WORK TO BE COMPLETED: Give the listing again character for character, but drop the images.

DATASET CONTENT:
###
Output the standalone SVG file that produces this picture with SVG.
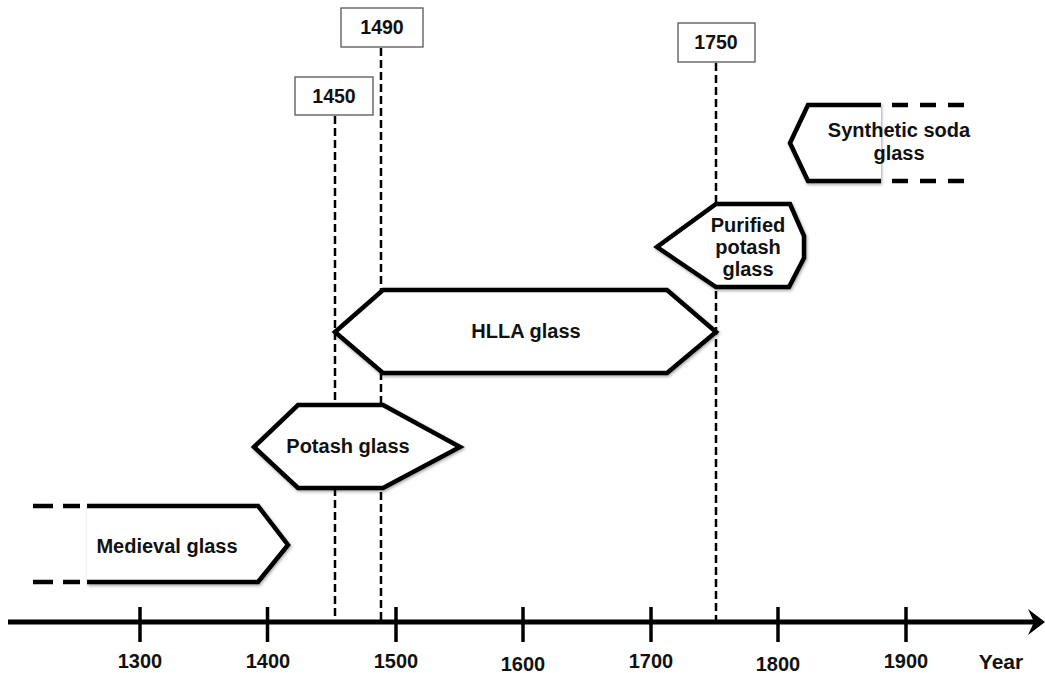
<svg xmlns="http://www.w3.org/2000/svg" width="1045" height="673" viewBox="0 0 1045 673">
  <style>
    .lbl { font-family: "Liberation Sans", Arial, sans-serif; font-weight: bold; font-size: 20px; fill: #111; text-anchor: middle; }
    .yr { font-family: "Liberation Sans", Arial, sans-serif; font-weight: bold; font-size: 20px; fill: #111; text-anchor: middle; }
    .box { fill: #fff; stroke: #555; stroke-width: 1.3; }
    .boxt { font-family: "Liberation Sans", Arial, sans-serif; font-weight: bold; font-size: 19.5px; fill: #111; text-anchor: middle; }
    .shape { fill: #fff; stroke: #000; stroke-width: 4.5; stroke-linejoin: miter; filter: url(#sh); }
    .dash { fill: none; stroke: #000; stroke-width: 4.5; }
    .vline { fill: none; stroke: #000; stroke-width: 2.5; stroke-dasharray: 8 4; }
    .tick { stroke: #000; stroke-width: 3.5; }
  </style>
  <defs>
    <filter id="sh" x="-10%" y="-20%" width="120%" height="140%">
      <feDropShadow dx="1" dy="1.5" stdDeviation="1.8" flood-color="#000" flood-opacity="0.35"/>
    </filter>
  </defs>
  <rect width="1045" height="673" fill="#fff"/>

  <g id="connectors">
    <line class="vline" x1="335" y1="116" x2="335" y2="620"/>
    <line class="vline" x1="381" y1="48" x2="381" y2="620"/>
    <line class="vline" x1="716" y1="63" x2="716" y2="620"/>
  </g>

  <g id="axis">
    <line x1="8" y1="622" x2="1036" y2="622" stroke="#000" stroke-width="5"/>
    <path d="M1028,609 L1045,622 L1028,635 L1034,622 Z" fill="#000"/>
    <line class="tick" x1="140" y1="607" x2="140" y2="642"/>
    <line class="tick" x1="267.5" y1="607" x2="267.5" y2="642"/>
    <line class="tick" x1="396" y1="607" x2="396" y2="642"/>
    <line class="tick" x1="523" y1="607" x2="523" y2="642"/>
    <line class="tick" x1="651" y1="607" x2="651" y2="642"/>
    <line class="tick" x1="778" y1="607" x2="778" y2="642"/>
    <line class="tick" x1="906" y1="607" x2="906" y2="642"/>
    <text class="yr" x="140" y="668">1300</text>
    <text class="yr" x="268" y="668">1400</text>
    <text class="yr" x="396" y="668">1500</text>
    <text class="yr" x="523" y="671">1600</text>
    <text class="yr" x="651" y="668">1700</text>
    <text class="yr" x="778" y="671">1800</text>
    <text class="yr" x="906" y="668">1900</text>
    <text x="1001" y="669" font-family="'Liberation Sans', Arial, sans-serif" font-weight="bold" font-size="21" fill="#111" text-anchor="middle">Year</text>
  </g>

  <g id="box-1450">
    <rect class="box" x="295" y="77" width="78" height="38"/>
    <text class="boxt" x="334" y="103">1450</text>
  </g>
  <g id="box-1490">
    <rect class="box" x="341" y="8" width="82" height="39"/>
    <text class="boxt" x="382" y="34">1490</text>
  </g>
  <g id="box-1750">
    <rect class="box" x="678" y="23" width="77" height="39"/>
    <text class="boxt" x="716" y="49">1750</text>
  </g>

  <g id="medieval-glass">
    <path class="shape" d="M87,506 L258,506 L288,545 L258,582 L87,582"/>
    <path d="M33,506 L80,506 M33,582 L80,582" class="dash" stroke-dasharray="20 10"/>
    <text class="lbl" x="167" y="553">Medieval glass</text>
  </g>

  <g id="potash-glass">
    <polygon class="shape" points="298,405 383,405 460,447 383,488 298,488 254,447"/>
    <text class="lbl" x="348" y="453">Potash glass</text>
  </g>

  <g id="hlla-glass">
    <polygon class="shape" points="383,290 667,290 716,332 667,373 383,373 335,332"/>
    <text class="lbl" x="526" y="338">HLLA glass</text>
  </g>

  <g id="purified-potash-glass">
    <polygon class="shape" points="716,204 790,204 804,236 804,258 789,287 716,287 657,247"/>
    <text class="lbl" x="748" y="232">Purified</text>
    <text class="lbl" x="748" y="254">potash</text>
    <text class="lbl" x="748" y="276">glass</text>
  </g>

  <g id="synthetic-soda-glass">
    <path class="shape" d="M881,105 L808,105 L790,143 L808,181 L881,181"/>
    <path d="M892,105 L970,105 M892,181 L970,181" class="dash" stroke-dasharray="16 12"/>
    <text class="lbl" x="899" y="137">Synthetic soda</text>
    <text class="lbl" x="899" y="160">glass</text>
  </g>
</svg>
###
FINAL RESULT:
Output the standalone SVG file that produces this picture with SVG.
<svg xmlns="http://www.w3.org/2000/svg" width="1045" height="673" viewBox="0 0 1045 673">
  <style>
    .lbl { font-family: "Liberation Sans", Arial, sans-serif; font-weight: bold; font-size: 20px; fill: #111; text-anchor: middle; }
    .yr { font-family: "Liberation Sans", Arial, sans-serif; font-weight: bold; font-size: 20px; fill: #111; text-anchor: middle; }
    .box { fill: #fff; stroke: #555; stroke-width: 1.3; }
    .boxt { font-family: "Liberation Sans", Arial, sans-serif; font-weight: bold; font-size: 19.5px; fill: #111; text-anchor: middle; }
    .shape { fill: #fff; stroke: #000; stroke-width: 4.5; stroke-linejoin: miter; filter: url(#sh); }
    .dash { fill: none; stroke: #000; stroke-width: 4.5; }
    .vline { fill: none; stroke: #000; stroke-width: 2.5; stroke-dasharray: 8 4; }
    .tick { stroke: #000; stroke-width: 3.5; }
  </style>
  <defs>
    <filter id="sh" x="-10%" y="-20%" width="120%" height="140%">
      <feDropShadow dx="1" dy="1.5" stdDeviation="1.8" flood-color="#000" flood-opacity="0.35"/>
    </filter>
  </defs>
  <rect width="1045" height="673" fill="#fff"/>

  <g id="connectors">
    <line class="vline" x1="335" y1="116" x2="335" y2="620"/>
    <line class="vline" x1="381" y1="48" x2="381" y2="620"/>
    <line class="vline" x1="716" y1="63" x2="716" y2="620"/>
  </g>

  <g id="axis">
    <line x1="8" y1="622" x2="1036" y2="622" stroke="#000" stroke-width="5"/>
    <path d="M1028,609 L1045,622 L1028,635 L1034,622 Z" fill="#000"/>
    <line class="tick" x1="140" y1="607" x2="140" y2="642"/>
    <line class="tick" x1="267.5" y1="607" x2="267.5" y2="642"/>
    <line class="tick" x1="396" y1="607" x2="396" y2="642"/>
    <line class="tick" x1="523" y1="607" x2="523" y2="642"/>
    <line class="tick" x1="651" y1="607" x2="651" y2="642"/>
    <line class="tick" x1="778" y1="607" x2="778" y2="642"/>
    <line class="tick" x1="906" y1="607" x2="906" y2="642"/>
    <text class="yr" x="140" y="668">1300</text>
    <text class="yr" x="268" y="668">1400</text>
    <text class="yr" x="396" y="668">1500</text>
    <text class="yr" x="523" y="671">1600</text>
    <text class="yr" x="651" y="668">1700</text>
    <text class="yr" x="778" y="671">1800</text>
    <text class="yr" x="906" y="668">1900</text>
    <text x="1001" y="669" font-family="'Liberation Sans', Arial, sans-serif" font-weight="bold" font-size="21" fill="#111" text-anchor="middle">Year</text>
  </g>

  <g id="box-1450">
    <rect class="box" x="295" y="77" width="78" height="38"/>
    <text class="boxt" x="334" y="103">1450</text>
  </g>
  <g id="box-1490">
    <rect class="box" x="341" y="8" width="82" height="39"/>
    <text class="boxt" x="382" y="34">1490</text>
  </g>
  <g id="box-1750">
    <rect class="box" x="678" y="23" width="77" height="39"/>
    <text class="boxt" x="716" y="49">1750</text>
  </g>

  <g id="medieval-glass">
    <path class="shape" d="M87,506 L258,506 L288,545 L258,582 L87,582"/>
    <path d="M33,506 L80,506 M33,582 L80,582" class="dash" stroke-dasharray="20 10"/>
    <text class="lbl" x="167" y="553">Medieval glass</text>
  </g>

  <g id="potash-glass">
    <polygon class="shape" points="298,405 383,405 460,447 383,488 298,488 254,447"/>
    <text class="lbl" x="348" y="453">Potash glass</text>
  </g>

  <g id="hlla-glass">
    <polygon class="shape" points="383,290 667,290 716,332 667,373 383,373 335,332"/>
    <text class="lbl" x="526" y="338">HLLA glass</text>
  </g>

  <g id="purified-potash-glass">
    <polygon class="shape" points="716,204 790,204 804,236 804,258 789,287 716,287 657,247"/>
    <text class="lbl" x="748" y="232">Purified</text>
    <text class="lbl" x="748" y="254">potash</text>
    <text class="lbl" x="748" y="276">glass</text>
  </g>

  <g id="synthetic-soda-glass">
    <path class="shape" d="M881,105 L808,105 L790,143 L808,181 L881,181"/>
    <path d="M892,105 L970,105 M892,181 L970,181" class="dash" stroke-dasharray="16 12"/>
    <text class="lbl" x="899" y="137">Synthetic soda</text>
    <text class="lbl" x="899" y="160">glass</text>
  </g>
</svg>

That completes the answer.